[Excerpt from a dataset]
START
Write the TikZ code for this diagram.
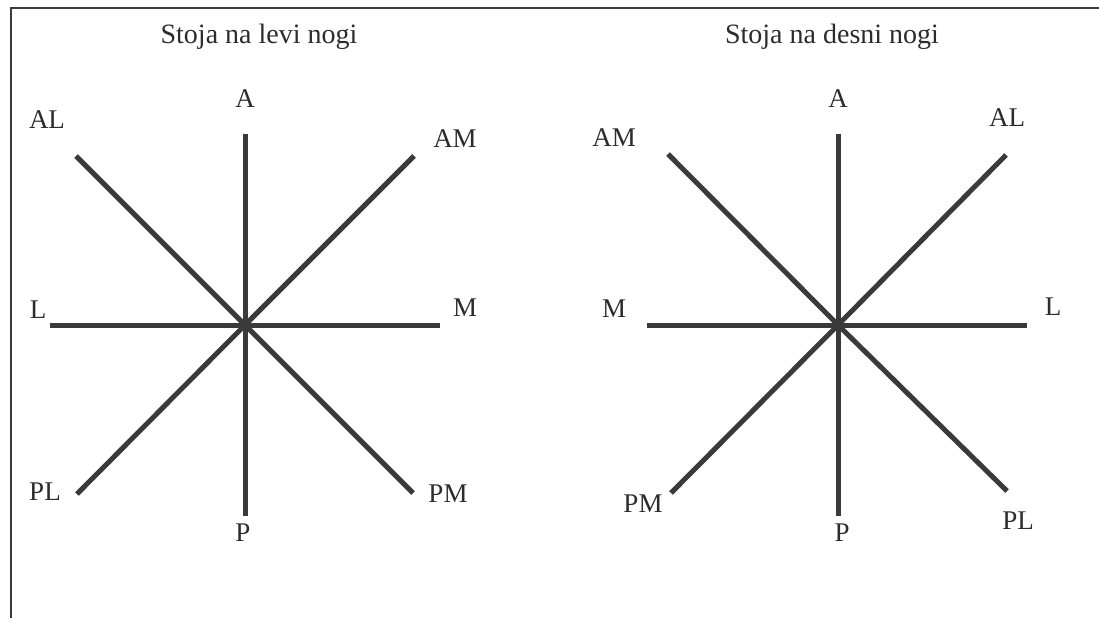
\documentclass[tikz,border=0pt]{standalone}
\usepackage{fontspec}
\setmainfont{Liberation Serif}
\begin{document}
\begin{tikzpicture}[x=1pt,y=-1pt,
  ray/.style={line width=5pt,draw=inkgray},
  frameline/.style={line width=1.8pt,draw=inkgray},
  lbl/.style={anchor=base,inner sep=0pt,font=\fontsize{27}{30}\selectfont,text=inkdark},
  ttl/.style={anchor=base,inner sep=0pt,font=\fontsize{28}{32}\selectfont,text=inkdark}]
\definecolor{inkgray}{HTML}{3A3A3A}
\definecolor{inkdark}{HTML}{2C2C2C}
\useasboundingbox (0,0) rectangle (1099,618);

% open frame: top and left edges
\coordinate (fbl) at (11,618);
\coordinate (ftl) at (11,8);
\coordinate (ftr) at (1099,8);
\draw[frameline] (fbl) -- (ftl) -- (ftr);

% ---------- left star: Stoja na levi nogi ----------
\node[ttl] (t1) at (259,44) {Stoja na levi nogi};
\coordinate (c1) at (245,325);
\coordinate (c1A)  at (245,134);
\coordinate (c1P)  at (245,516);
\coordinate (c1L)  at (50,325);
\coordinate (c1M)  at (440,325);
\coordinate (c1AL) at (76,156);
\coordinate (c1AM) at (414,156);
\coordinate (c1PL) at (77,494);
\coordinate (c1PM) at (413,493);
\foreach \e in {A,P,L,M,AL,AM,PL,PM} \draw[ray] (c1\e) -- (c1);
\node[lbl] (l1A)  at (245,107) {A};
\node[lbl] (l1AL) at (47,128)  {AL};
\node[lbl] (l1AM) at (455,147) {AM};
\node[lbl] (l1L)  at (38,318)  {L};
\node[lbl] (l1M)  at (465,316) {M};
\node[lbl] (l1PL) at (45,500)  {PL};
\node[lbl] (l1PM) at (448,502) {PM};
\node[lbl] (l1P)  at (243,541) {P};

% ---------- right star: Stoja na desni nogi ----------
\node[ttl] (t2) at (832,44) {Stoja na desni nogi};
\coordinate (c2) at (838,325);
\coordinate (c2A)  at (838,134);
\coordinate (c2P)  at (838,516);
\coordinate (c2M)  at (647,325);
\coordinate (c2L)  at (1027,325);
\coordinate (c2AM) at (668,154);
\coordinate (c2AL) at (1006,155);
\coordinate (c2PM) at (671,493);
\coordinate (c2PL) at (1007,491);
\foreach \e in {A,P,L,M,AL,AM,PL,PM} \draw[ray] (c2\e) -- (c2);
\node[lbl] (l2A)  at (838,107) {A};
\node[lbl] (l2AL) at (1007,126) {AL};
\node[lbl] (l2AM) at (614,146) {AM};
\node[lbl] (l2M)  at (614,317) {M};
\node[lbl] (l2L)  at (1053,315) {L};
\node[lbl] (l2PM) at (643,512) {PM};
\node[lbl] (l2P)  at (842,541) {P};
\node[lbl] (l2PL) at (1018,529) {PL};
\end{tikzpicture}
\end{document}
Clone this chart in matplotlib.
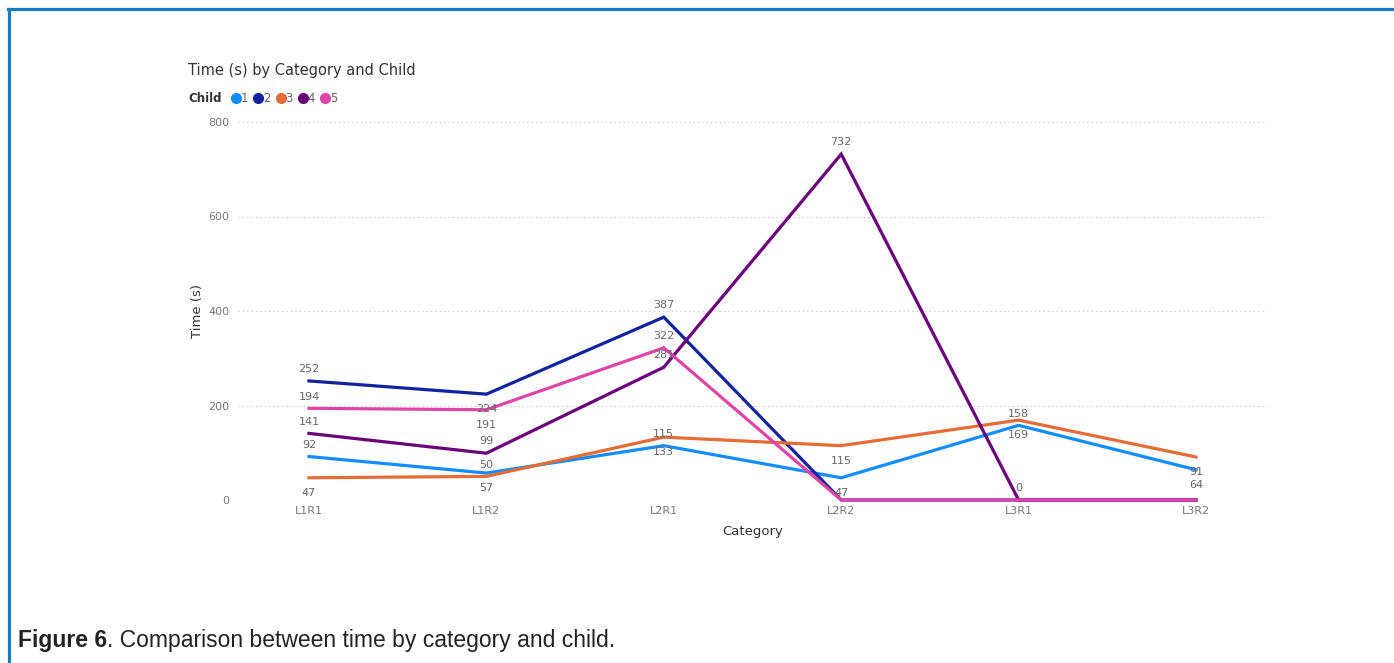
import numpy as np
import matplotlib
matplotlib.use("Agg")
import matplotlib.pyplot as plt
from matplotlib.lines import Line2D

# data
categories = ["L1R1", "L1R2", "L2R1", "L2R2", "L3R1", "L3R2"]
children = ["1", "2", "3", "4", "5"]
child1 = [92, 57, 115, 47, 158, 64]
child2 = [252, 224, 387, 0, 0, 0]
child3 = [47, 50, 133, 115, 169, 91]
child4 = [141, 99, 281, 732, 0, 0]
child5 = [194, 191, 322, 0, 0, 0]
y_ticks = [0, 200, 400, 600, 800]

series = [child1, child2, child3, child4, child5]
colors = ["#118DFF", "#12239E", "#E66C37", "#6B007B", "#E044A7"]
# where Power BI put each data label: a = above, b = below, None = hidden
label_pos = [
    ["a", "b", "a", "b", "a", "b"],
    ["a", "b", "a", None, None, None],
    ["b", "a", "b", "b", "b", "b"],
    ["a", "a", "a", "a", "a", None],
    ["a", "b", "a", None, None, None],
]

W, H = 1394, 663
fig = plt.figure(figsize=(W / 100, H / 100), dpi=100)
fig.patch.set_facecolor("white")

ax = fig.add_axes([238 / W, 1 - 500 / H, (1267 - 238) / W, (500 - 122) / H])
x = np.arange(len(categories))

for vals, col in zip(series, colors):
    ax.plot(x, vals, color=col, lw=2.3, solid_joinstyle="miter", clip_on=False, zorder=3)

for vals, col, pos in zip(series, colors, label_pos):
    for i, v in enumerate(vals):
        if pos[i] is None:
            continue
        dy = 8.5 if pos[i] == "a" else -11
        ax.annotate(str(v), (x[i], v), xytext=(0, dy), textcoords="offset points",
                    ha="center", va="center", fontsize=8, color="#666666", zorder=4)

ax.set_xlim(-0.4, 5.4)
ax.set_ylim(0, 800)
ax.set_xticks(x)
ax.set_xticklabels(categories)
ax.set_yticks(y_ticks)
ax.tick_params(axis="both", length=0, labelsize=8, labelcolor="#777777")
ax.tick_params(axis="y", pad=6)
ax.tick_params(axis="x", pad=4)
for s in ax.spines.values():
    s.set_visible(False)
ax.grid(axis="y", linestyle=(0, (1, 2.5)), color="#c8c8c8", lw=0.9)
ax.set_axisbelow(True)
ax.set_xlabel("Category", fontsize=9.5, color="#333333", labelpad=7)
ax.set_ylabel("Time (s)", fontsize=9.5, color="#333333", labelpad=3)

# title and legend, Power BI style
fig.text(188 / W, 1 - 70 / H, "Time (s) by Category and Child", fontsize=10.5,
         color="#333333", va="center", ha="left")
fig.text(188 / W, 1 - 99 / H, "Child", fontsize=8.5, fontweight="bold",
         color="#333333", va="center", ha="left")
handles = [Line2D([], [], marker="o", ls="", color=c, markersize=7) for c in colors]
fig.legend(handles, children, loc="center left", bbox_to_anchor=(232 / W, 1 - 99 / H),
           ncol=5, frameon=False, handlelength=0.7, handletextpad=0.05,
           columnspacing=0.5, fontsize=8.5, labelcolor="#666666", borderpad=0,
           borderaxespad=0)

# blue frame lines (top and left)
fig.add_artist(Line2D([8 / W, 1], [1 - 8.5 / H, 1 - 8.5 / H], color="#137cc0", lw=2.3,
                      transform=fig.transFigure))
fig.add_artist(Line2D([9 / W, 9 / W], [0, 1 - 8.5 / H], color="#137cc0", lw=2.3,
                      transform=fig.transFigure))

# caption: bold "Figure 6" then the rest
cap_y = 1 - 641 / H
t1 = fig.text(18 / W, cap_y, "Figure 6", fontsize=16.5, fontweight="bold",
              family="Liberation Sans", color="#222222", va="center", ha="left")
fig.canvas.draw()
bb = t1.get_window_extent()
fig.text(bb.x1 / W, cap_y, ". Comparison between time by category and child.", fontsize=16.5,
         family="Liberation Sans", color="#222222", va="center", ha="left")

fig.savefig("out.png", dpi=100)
END
§ Problem requirements
Print every record above exactly as written, leaving out the pictures.

§ Exercise result
Write the TikZ code for this diagram.
\documentclass[tikz,border=0pt]{standalone}
\usepackage{fontspec}
\setmainfont{Liberation Serif}
\begin{document}
\begin{tikzpicture}[x=1pt,y=-1pt,
  ray/.style={line width=5pt,draw=inkgray},
  frameline/.style={line width=1.8pt,draw=inkgray},
  lbl/.style={anchor=base,inner sep=0pt,font=\fontsize{27}{30}\selectfont,text=inkdark},
  ttl/.style={anchor=base,inner sep=0pt,font=\fontsize{28}{32}\selectfont,text=inkdark}]
\definecolor{inkgray}{HTML}{3A3A3A}
\definecolor{inkdark}{HTML}{2C2C2C}
\useasboundingbox (0,0) rectangle (1099,618);

% open frame: top and left edges
\coordinate (fbl) at (11,618);
\coordinate (ftl) at (11,8);
\coordinate (ftr) at (1099,8);
\draw[frameline] (fbl) -- (ftl) -- (ftr);

% ---------- left star: Stoja na levi nogi ----------
\node[ttl] (t1) at (259,44) {Stoja na levi nogi};
\coordinate (c1) at (245,325);
\coordinate (c1A)  at (245,134);
\coordinate (c1P)  at (245,516);
\coordinate (c1L)  at (50,325);
\coordinate (c1M)  at (440,325);
\coordinate (c1AL) at (76,156);
\coordinate (c1AM) at (414,156);
\coordinate (c1PL) at (77,494);
\coordinate (c1PM) at (413,493);
\foreach \e in {A,P,L,M,AL,AM,PL,PM} \draw[ray] (c1\e) -- (c1);
\node[lbl] (l1A)  at (245,107) {A};
\node[lbl] (l1AL) at (47,128)  {AL};
\node[lbl] (l1AM) at (455,147) {AM};
\node[lbl] (l1L)  at (38,318)  {L};
\node[lbl] (l1M)  at (465,316) {M};
\node[lbl] (l1PL) at (45,500)  {PL};
\node[lbl] (l1PM) at (448,502) {PM};
\node[lbl] (l1P)  at (243,541) {P};

% ---------- right star: Stoja na desni nogi ----------
\node[ttl] (t2) at (832,44) {Stoja na desni nogi};
\coordinate (c2) at (838,325);
\coordinate (c2A)  at (838,134);
\coordinate (c2P)  at (838,516);
\coordinate (c2M)  at (647,325);
\coordinate (c2L)  at (1027,325);
\coordinate (c2AM) at (668,154);
\coordinate (c2AL) at (1006,155);
\coordinate (c2PM) at (671,493);
\coordinate (c2PL) at (1007,491);
\foreach \e in {A,P,L,M,AL,AM,PL,PM} \draw[ray] (c2\e) -- (c2);
\node[lbl] (l2A)  at (838,107) {A};
\node[lbl] (l2AL) at (1007,126) {AL};
\node[lbl] (l2AM) at (614,146) {AM};
\node[lbl] (l2M)  at (614,317) {M};
\node[lbl] (l2L)  at (1053,315) {L};
\node[lbl] (l2PM) at (643,512) {PM};
\node[lbl] (l2P)  at (842,541) {P};
\node[lbl] (l2PL) at (1018,529) {PL};
\end{tikzpicture}
\end{document}
Clone this chart in matplotlib.
import numpy as np
import matplotlib
matplotlib.use("Agg")
import matplotlib.pyplot as plt
from matplotlib.lines import Line2D

# data
categories = ["L1R1", "L1R2", "L2R1", "L2R2", "L3R1", "L3R2"]
children = ["1", "2", "3", "4", "5"]
child1 = [92, 57, 115, 47, 158, 64]
child2 = [252, 224, 387, 0, 0, 0]
child3 = [47, 50, 133, 115, 169, 91]
child4 = [141, 99, 281, 732, 0, 0]
child5 = [194, 191, 322, 0, 0, 0]
y_ticks = [0, 200, 400, 600, 800]

series = [child1, child2, child3, child4, child5]
colors = ["#118DFF", "#12239E", "#E66C37", "#6B007B", "#E044A7"]
# where Power BI put each data label: a = above, b = below, None = hidden
label_pos = [
    ["a", "b", "a", "b", "a", "b"],
    ["a", "b", "a", None, None, None],
    ["b", "a", "b", "b", "b", "b"],
    ["a", "a", "a", "a", "a", None],
    ["a", "b", "a", None, None, None],
]

W, H = 1394, 663
fig = plt.figure(figsize=(W / 100, H / 100), dpi=100)
fig.patch.set_facecolor("white")

ax = fig.add_axes([238 / W, 1 - 500 / H, (1267 - 238) / W, (500 - 122) / H])
x = np.arange(len(categories))

for vals, col in zip(series, colors):
    ax.plot(x, vals, color=col, lw=2.3, solid_joinstyle="miter", clip_on=False, zorder=3)

for vals, col, pos in zip(series, colors, label_pos):
    for i, v in enumerate(vals):
        if pos[i] is None:
            continue
        dy = 8.5 if pos[i] == "a" else -11
        ax.annotate(str(v), (x[i], v), xytext=(0, dy), textcoords="offset points",
                    ha="center", va="center", fontsize=8, color="#666666", zorder=4)

ax.set_xlim(-0.4, 5.4)
ax.set_ylim(0, 800)
ax.set_xticks(x)
ax.set_xticklabels(categories)
ax.set_yticks(y_ticks)
ax.tick_params(axis="both", length=0, labelsize=8, labelcolor="#777777")
ax.tick_params(axis="y", pad=6)
ax.tick_params(axis="x", pad=4)
for s in ax.spines.values():
    s.set_visible(False)
ax.grid(axis="y", linestyle=(0, (1, 2.5)), color="#c8c8c8", lw=0.9)
ax.set_axisbelow(True)
ax.set_xlabel("Category", fontsize=9.5, color="#333333", labelpad=7)
ax.set_ylabel("Time (s)", fontsize=9.5, color="#333333", labelpad=3)

# title and legend, Power BI style
fig.text(188 / W, 1 - 70 / H, "Time (s) by Category and Child", fontsize=10.5,
         color="#333333", va="center", ha="left")
fig.text(188 / W, 1 - 99 / H, "Child", fontsize=8.5, fontweight="bold",
         color="#333333", va="center", ha="left")
handles = [Line2D([], [], marker="o", ls="", color=c, markersize=7) for c in colors]
fig.legend(handles, children, loc="center left", bbox_to_anchor=(232 / W, 1 - 99 / H),
           ncol=5, frameon=False, handlelength=0.7, handletextpad=0.05,
           columnspacing=0.5, fontsize=8.5, labelcolor="#666666", borderpad=0,
           borderaxespad=0)

# blue frame lines (top and left)
fig.add_artist(Line2D([8 / W, 1], [1 - 8.5 / H, 1 - 8.5 / H], color="#137cc0", lw=2.3,
                      transform=fig.transFigure))
fig.add_artist(Line2D([9 / W, 9 / W], [0, 1 - 8.5 / H], color="#137cc0", lw=2.3,
                      transform=fig.transFigure))

# caption: bold "Figure 6" then the rest
cap_y = 1 - 641 / H
t1 = fig.text(18 / W, cap_y, "Figure 6", fontsize=16.5, fontweight="bold",
              family="Liberation Sans", color="#222222", va="center", ha="left")
fig.canvas.draw()
bb = t1.get_window_extent()
fig.text(bb.x1 / W, cap_y, ". Comparison between time by category and child.", fontsize=16.5,
         family="Liberation Sans", color="#222222", va="center", ha="left")

fig.savefig("out.png", dpi=100)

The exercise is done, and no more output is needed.